33. The matter proceeded for hearing before the trial court on 3rd March, 2021, 7th July, 2021, 31st August, 2021, 8th September, 2021, 22nd September, 2021, 15th October, 2021, and 17th November, 2021 respectively. Thereafter, the appellant filed their written submissions dated 8th March, 2022. The 1st to 8th respondents filed their written submissions dated 8th March, 2021 (sic). The trial court pronounced itself vide the judgment delivered on 13th April, 2022 that is now the subject of this appeal.

34. The main issue that was pleaded before the trial court was fraud as particularized in paragraph 8 of the amended plaint. Fraud is a very serious allegation as it has been held in numerous decisions. In the case of Samuel Samita Namunyu v Philmon Machina Ndiwa & 3 Others (2014) eKLR, the court held that:-“Fraud is a very serious allegation and one that warrants and attracts serious consequences under the law. It is trite that for fraud to lie, the alleging party should prove the existence of that fraud not on a balance of probabilities but a much higher standard of proof albeit below beyond reasonable doubt.”

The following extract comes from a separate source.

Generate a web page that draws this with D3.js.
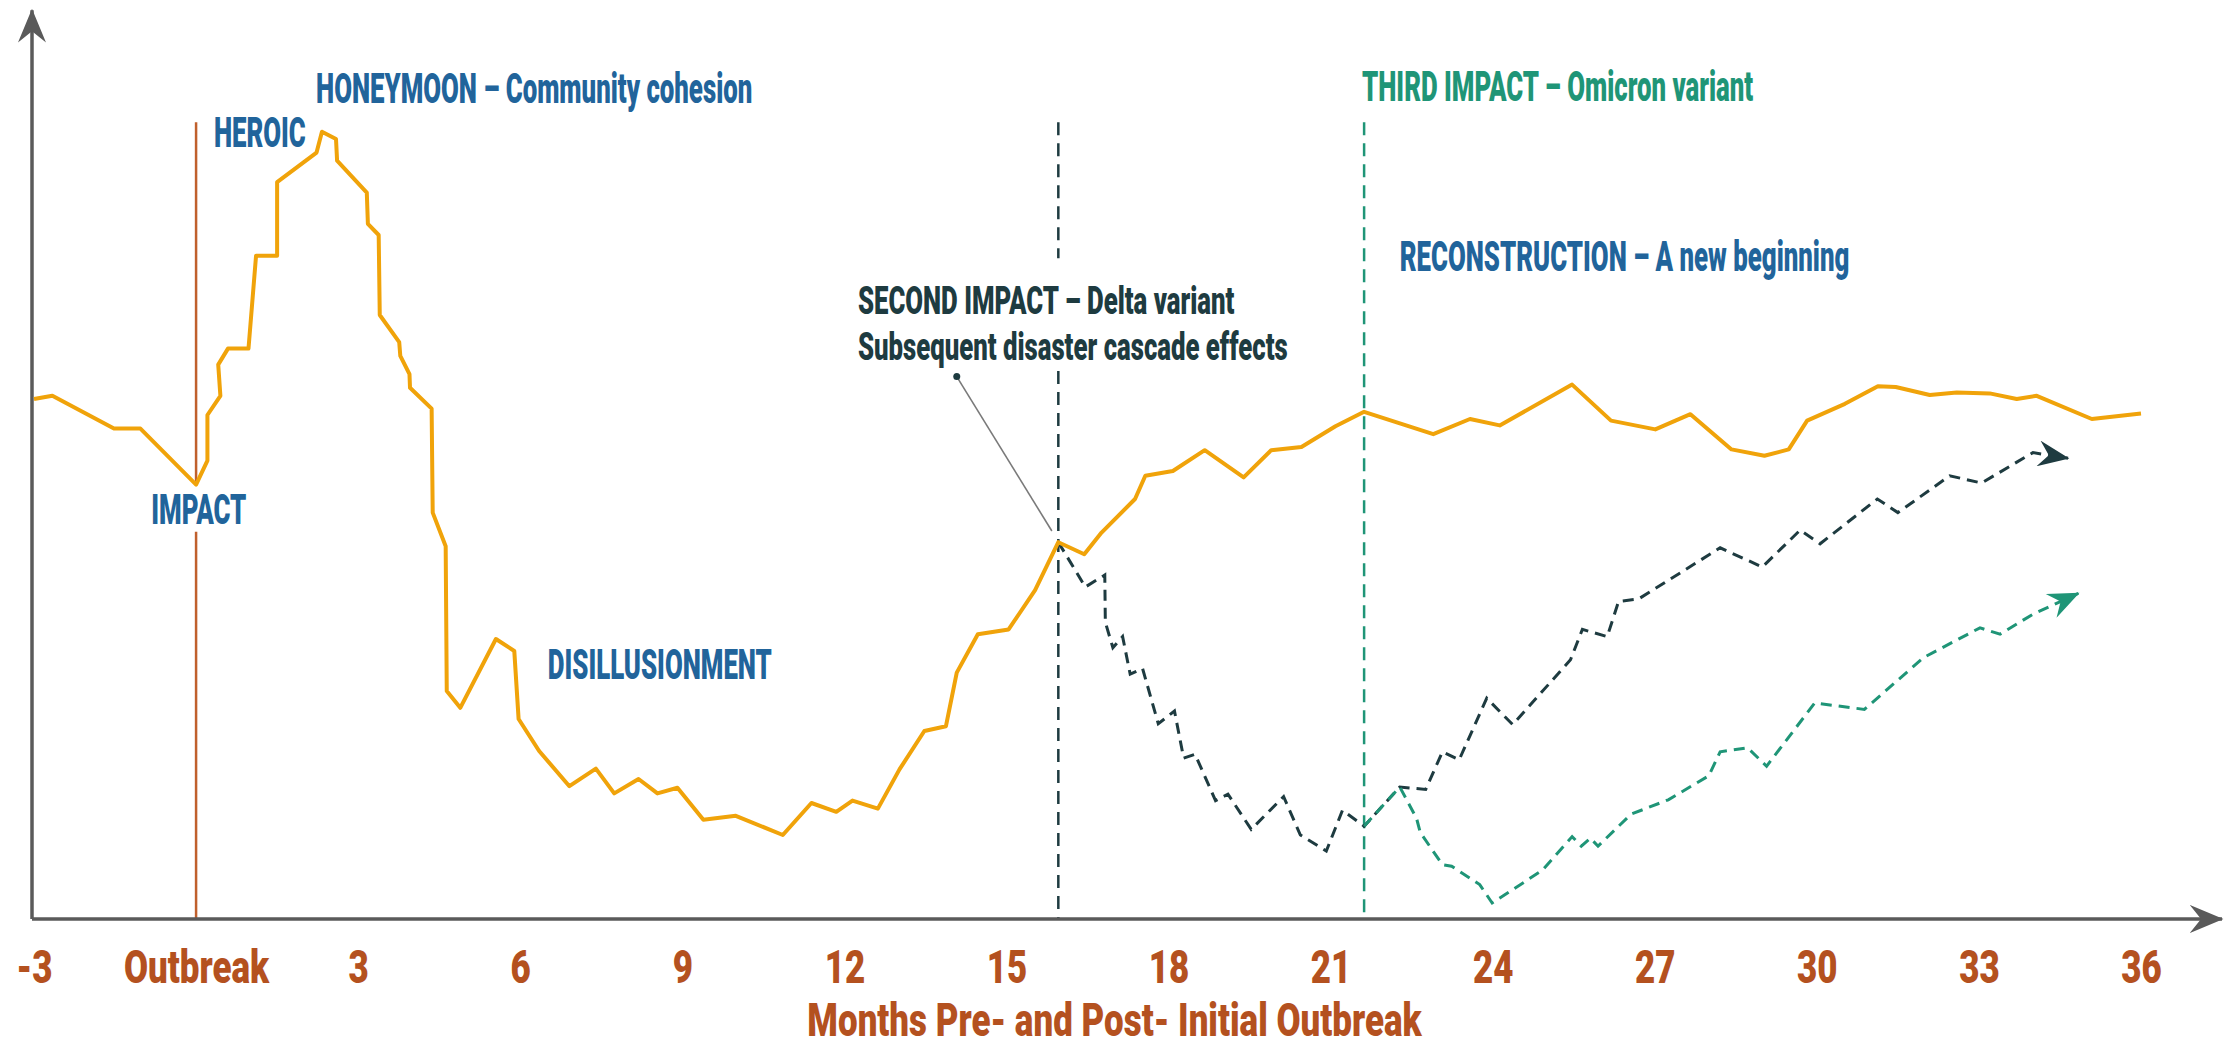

35. In my view, and from the reading of the impugned judgment, the trial did not analyse the evidence of the parties, and instead, it relied on the written submissions filed. What then was the essence of subjecting witnesses to trial if at all the same would not be recorded or summarized in a judgment. It is my finding that the trial court ought to have pronounced itself on the evidence tendered before it, in order for it to arrive at a fair determination.

36. The trial court did not subject the evidence and testimonies of the witnesses to scrutiny. This then resulted in a situation where parties are left more confused than before. For example, the learned counsel for the appellant has made it clear during the highlighting of their submissions that the appellant is not interested in parcel no. 549. What then is left of this parcel of land. However much this court understands that the parties in this case testified and produced evidence, the same was not reflected in the judgment.

37. This court is left with no option but to invoke the provisions of Section 78 of the Civil Procedure Act which stipulates as follows:-“Subject to such conditions and limitations as may be prescribed, an appellate court shall have power—a.to determine a case finally;b.to remand a case;c.to frame issues and refer them for trial;d.to take additional evidence or to require the evidence to be taken;e.to order a new trial.”

38. Bearing in mind the time spent in trial before the lower court, it is my view that justice ought to prevail, and in this case a trial would suffice. The upshot of the foregoing is that this court finds merit in the memorandum of appeal dated 29th July, 2022 and the memorandum of cross appeal dated 30th January, 2023 and I proceed to grant the following orders:-i.The judgment and decree of the Narok Chief Magistrate’s Court in CM ELC No. 193 of 2018 delivered on 13th April, 2022 be set aside.ii.The matter is hereby referred back to the magistrate’s court for trial on a priority basis by a magistrate other than the trial magistrate.iii.I make no orders as to costs.Orders accordingly.

DATED, SIGNED & DELIVERED VIA EMAIL ON THIS 20TH DAY OF FEBRUARY, 2025. HON. MBOGO C.G.JUDGE20/02/2025.